In collaboration with Cody Dunstan-Brown and Sarah Somerville
Through our ethnographic research, we found there was a lack of accessible information on educating passengers about the East by West Ferry destinations and their history. For this project we decided to create a educational but accessible system for international tourists.
Touchpoint 1: Kiosk
The first touch point in our educational system is a Kiosk that helps users access information and education electronically before the information is pertinent. The Kiosk instills confidence to gain information without having to ask lots of questions to someone who might not have the information. 
Touchpoint 2: Tourist Card
The second touch point is a Tourist Card paired with a mobile app. The tourist card acts as a
 streamlined payment and access card, embedded with NFC technology. It makes the payment and travel around Wellington easy to navigate for tourists, meaning no added stress to ticket or booking systems. Another strength is the digital passport feature, as it acts as a souvenir that records tourists' Wellington adventures. An opportunity is to expand this to all of New Zealand and get a range of companies onboard.

This is a tourist card that pairs with a mobile application, the tourist card works as a quick access card embedded with NFC technology that allows the user to check in to a location with tag points provided around the city. When a user tags the card on the tag point, it notifies the mobile application on their location. 
You can buy this tourist card from a range of tourist attractions around Wellington but for this first Stage primarily buy them from the East/West ferry office at Queens Wharf. Tourists would be charged a higher rate for this card. As like a Snapper card you pay about $10 for the card, this would be the same. You would load money onto the card and it acts as a ticket system for all tourist attractions that are in collaboration with visit.welly. All you need to do to pay is to have the card loaded with money and tag to a tag point when arriving at your location. 

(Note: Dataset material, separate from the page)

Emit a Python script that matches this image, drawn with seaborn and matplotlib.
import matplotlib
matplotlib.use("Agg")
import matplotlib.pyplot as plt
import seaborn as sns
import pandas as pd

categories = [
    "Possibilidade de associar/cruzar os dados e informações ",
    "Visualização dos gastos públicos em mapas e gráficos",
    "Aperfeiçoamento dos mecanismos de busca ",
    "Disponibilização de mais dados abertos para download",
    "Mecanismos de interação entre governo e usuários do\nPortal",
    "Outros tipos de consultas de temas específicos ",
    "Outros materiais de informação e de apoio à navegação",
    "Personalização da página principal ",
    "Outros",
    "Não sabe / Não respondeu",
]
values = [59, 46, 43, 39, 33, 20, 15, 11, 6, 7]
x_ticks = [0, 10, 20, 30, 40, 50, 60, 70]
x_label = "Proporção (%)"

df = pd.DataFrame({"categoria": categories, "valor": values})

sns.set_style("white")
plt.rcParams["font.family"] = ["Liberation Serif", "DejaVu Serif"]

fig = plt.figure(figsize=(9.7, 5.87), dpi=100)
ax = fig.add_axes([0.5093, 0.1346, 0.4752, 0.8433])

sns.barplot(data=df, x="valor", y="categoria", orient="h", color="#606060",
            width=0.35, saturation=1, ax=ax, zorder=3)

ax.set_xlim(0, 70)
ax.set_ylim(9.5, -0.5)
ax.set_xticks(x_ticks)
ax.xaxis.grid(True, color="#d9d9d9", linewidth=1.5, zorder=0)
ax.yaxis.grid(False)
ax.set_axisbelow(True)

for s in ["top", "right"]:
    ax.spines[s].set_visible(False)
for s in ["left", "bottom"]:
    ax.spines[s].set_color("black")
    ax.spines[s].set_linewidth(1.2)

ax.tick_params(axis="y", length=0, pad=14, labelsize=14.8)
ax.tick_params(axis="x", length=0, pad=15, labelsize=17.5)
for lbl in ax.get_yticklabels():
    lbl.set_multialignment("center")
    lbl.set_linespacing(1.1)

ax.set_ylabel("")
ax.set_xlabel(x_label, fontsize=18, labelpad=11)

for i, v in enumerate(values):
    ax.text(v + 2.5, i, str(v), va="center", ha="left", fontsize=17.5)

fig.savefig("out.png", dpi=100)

A payback option would also be available, if they don’t want the card as a souvenir they would be able to return their card and get some of the money back that they originally paid to get. Returned Cards would then be cleared and reused with future users.
Once you tag your NFC tourist card on the tag point, the mobile application information will come up about your specific location with a range of company supporters and information. For example, whilst on the Ferry you can receive information about the locations you’re going to, including Seatoun, Days Bay, Matui/Somes Island and Queens Wharf. Information would include what you can find there, the history, information about the service and safety instructions. If you were at Te Papa and tagged at a tag point information may include, food specials, exhibitions on at the time and workshops that may be taking place.
On the mobile application your tagged locations will be saved so that a digital passport is created, this passport is downloadable for when the user is finished their stay in Wellington & can keep this rather than feeling like they need to keep the app but still have a piece of memorabilia. Phase 2 could include going nationally and collaborating with companies such as Intercity and Air New Zealand. 
Touchpoint 3: Adventure Quest
The third touch point is an Adventure Quest, which is a user-oriented way-finding system. It acts as a way to get to a destination and provides information about that destination in the location it pertains to. The Adventure Quest uses multiple senses and engages the user to fully understand the information. The tourist can also pick exactly what they want to see and choose a completely personalised tour catered to them. An opportunity for this would be applying it to other parts of Wellington, as there is so much knowledge to gain. A potential threat would be that tourists may be going to Matiu Somes Island for a technology-free experience and that by the time the site comes to be QR codes could be irrelevant, but switching to NFC or RFID would save this.
The Adventure Quest was born out of the research that one of the best ways to learn information is to engage as many regions of the brain as possible, through multiple senses. Using visual, verbal and touch to fully absorb that information. This translated into the Adventure Quest, by using the exact location for the full 5D experience as part of our education process. 
The Adventure Quest is a user-oriented journey, it allows for a much deeper immersion and satisfaction. It has the potential to really engage people in the process. Has a clear system, users will find it easy to use.